* _Task statement_: Your task is to copy the listing exactly, with the pictures left out.

────

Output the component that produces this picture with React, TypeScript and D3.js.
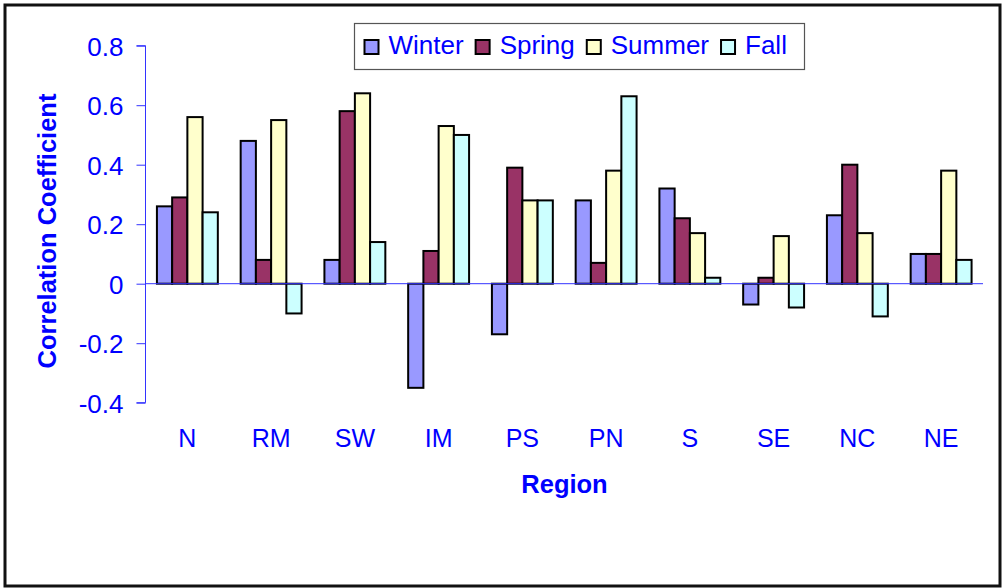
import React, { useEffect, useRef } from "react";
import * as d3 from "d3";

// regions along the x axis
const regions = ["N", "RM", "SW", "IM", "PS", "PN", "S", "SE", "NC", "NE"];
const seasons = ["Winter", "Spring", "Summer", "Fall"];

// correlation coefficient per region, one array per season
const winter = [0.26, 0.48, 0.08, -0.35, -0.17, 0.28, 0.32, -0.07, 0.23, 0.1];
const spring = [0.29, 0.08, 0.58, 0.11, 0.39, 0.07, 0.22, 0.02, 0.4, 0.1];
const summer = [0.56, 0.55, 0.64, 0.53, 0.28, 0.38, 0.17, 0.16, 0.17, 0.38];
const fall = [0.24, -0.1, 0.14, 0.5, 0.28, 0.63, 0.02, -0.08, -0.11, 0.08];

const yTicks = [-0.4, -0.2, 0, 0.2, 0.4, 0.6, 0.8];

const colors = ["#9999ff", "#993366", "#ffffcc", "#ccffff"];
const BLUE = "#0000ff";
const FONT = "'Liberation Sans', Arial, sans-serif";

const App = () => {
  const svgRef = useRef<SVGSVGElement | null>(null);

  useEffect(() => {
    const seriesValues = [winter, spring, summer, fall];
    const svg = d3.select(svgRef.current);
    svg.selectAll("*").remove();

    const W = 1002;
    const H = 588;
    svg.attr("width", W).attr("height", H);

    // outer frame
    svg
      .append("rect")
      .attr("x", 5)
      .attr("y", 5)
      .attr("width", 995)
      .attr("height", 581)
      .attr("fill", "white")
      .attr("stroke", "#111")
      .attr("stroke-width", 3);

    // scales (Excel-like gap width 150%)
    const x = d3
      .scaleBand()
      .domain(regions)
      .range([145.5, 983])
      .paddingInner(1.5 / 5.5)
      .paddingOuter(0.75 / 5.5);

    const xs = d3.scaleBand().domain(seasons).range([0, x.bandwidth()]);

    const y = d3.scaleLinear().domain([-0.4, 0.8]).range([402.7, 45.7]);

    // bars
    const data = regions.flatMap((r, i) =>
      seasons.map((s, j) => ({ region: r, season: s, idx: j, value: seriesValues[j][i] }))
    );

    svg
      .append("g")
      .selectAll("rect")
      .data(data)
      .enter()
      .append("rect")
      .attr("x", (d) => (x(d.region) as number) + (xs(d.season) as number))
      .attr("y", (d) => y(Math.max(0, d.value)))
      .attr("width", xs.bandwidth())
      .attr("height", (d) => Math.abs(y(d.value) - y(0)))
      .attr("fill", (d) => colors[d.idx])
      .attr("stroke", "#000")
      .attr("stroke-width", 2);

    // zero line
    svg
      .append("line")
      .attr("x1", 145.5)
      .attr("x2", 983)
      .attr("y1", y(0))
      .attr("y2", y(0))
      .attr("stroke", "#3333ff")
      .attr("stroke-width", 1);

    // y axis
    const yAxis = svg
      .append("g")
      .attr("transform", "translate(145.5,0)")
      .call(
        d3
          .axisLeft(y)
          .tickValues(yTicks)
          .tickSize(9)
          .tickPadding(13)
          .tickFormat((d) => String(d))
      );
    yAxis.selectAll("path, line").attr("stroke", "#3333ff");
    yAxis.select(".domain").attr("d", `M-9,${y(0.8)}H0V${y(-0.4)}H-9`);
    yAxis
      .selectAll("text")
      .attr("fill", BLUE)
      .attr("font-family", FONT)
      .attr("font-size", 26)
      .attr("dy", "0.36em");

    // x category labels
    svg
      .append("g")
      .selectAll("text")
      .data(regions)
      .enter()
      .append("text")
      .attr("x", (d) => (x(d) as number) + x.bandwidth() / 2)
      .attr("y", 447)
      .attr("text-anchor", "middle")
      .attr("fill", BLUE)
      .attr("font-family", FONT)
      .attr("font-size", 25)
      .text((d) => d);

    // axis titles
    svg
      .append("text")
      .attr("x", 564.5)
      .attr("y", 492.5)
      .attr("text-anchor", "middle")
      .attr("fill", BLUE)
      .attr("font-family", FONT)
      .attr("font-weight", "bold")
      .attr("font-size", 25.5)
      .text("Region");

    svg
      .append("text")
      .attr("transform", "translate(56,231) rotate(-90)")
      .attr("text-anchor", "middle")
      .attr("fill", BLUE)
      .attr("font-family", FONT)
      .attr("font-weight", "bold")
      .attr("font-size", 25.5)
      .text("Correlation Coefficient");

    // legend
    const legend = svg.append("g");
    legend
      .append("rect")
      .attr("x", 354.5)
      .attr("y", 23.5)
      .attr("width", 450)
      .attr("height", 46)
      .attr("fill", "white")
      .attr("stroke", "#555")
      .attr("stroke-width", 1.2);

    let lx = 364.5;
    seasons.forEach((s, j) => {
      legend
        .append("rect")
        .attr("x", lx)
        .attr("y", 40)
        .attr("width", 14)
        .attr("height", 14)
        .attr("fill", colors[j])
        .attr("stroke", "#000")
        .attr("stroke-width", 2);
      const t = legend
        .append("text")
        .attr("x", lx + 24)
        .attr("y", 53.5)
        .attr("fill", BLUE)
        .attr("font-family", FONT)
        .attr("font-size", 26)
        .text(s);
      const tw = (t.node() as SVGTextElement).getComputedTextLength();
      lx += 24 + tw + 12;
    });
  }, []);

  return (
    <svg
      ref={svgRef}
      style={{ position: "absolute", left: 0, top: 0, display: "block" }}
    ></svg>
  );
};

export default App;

────

* _In response_:
Output the component that produces this picture with React, TypeScript and D3.js.
import React, { useEffect, useRef } from "react";
import * as d3 from "d3";

// regions along the x axis
const regions = ["N", "RM", "SW", "IM", "PS", "PN", "S", "SE", "NC", "NE"];
const seasons = ["Winter", "Spring", "Summer", "Fall"];

// correlation coefficient per region, one array per season
const winter = [0.26, 0.48, 0.08, -0.35, -0.17, 0.28, 0.32, -0.07, 0.23, 0.1];
const spring = [0.29, 0.08, 0.58, 0.11, 0.39, 0.07, 0.22, 0.02, 0.4, 0.1];
const summer = [0.56, 0.55, 0.64, 0.53, 0.28, 0.38, 0.17, 0.16, 0.17, 0.38];
const fall = [0.24, -0.1, 0.14, 0.5, 0.28, 0.63, 0.02, -0.08, -0.11, 0.08];

const yTicks = [-0.4, -0.2, 0, 0.2, 0.4, 0.6, 0.8];

const colors = ["#9999ff", "#993366", "#ffffcc", "#ccffff"];
const BLUE = "#0000ff";
const FONT = "'Liberation Sans', Arial, sans-serif";

const App = () => {
  const svgRef = useRef<SVGSVGElement | null>(null);

  useEffect(() => {
    const seriesValues = [winter, spring, summer, fall];
    const svg = d3.select(svgRef.current);
    svg.selectAll("*").remove();

    const W = 1002;
    const H = 588;
    svg.attr("width", W).attr("height", H);

    // outer frame
    svg
      .append("rect")
      .attr("x", 5)
      .attr("y", 5)
      .attr("width", 995)
      .attr("height", 581)
      .attr("fill", "white")
      .attr("stroke", "#111")
      .attr("stroke-width", 3);

    // scales (Excel-like gap width 150%)
    const x = d3
      .scaleBand()
      .domain(regions)
      .range([145.5, 983])
      .paddingInner(1.5 / 5.5)
      .paddingOuter(0.75 / 5.5);

    const xs = d3.scaleBand().domain(seasons).range([0, x.bandwidth()]);

    const y = d3.scaleLinear().domain([-0.4, 0.8]).range([402.7, 45.7]);

    // bars
    const data = regions.flatMap((r, i) =>
      seasons.map((s, j) => ({ region: r, season: s, idx: j, value: seriesValues[j][i] }))
    );

    svg
      .append("g")
      .selectAll("rect")
      .data(data)
      .enter()
      .append("rect")
      .attr("x", (d) => (x(d.region) as number) + (xs(d.season) as number))
      .attr("y", (d) => y(Math.max(0, d.value)))
      .attr("width", xs.bandwidth())
      .attr("height", (d) => Math.abs(y(d.value) - y(0)))
      .attr("fill", (d) => colors[d.idx])
      .attr("stroke", "#000")
      .attr("stroke-width", 2);

    // zero line
    svg
      .append("line")
      .attr("x1", 145.5)
      .attr("x2", 983)
      .attr("y1", y(0))
      .attr("y2", y(0))
      .attr("stroke", "#3333ff")
      .attr("stroke-width", 1);

    // y axis
    const yAxis = svg
      .append("g")
      .attr("transform", "translate(145.5,0)")
      .call(
        d3
          .axisLeft(y)
          .tickValues(yTicks)
          .tickSize(9)
          .tickPadding(13)
          .tickFormat((d) => String(d))
      );
    yAxis.selectAll("path, line").attr("stroke", "#3333ff");
    yAxis.select(".domain").attr("d", `M-9,${y(0.8)}H0V${y(-0.4)}H-9`);
    yAxis
      .selectAll("text")
      .attr("fill", BLUE)
      .attr("font-family", FONT)
      .attr("font-size", 26)
      .attr("dy", "0.36em");

    // x category labels
    svg
      .append("g")
      .selectAll("text")
      .data(regions)
      .enter()
      .append("text")
      .attr("x", (d) => (x(d) as number) + x.bandwidth() / 2)
      .attr("y", 447)
      .attr("text-anchor", "middle")
      .attr("fill", BLUE)
      .attr("font-family", FONT)
      .attr("font-size", 25)
      .text((d) => d);

    // axis titles
    svg
      .append("text")
      .attr("x", 564.5)
      .attr("y", 492.5)
      .attr("text-anchor", "middle")
      .attr("fill", BLUE)
      .attr("font-family", FONT)
      .attr("font-weight", "bold")
      .attr("font-size", 25.5)
      .text("Region");

    svg
      .append("text")
      .attr("transform", "translate(56,231) rotate(-90)")
      .attr("text-anchor", "middle")
      .attr("fill", BLUE)
      .attr("font-family", FONT)
      .attr("font-weight", "bold")
      .attr("font-size", 25.5)
      .text("Correlation Coefficient");

    // legend
    const legend = svg.append("g");
    legend
      .append("rect")
      .attr("x", 354.5)
      .attr("y", 23.5)
      .attr("width", 450)
      .attr("height", 46)
      .attr("fill", "white")
      .attr("stroke", "#555")
      .attr("stroke-width", 1.2);

    let lx = 364.5;
    seasons.forEach((s, j) => {
      legend
        .append("rect")
        .attr("x", lx)
        .attr("y", 40)
        .attr("width", 14)
        .attr("height", 14)
        .attr("fill", colors[j])
        .attr("stroke", "#000")
        .attr("stroke-width", 2);
      const t = legend
        .append("text")
        .attr("x", lx + 24)
        .attr("y", 53.5)
        .attr("fill", BLUE)
        .attr("font-family", FONT)
        .attr("font-size", 26)
        .text(s);
      const tw = (t.node() as SVGTextElement).getComputedTextLength();
      lx += 24 + tw + 12;
    });
  }, []);

  return (
    <svg
      ref={svgRef}
      style={{ position: "absolute", left: 0, top: 0, display: "block" }}
    ></svg>
  );
};

export default App;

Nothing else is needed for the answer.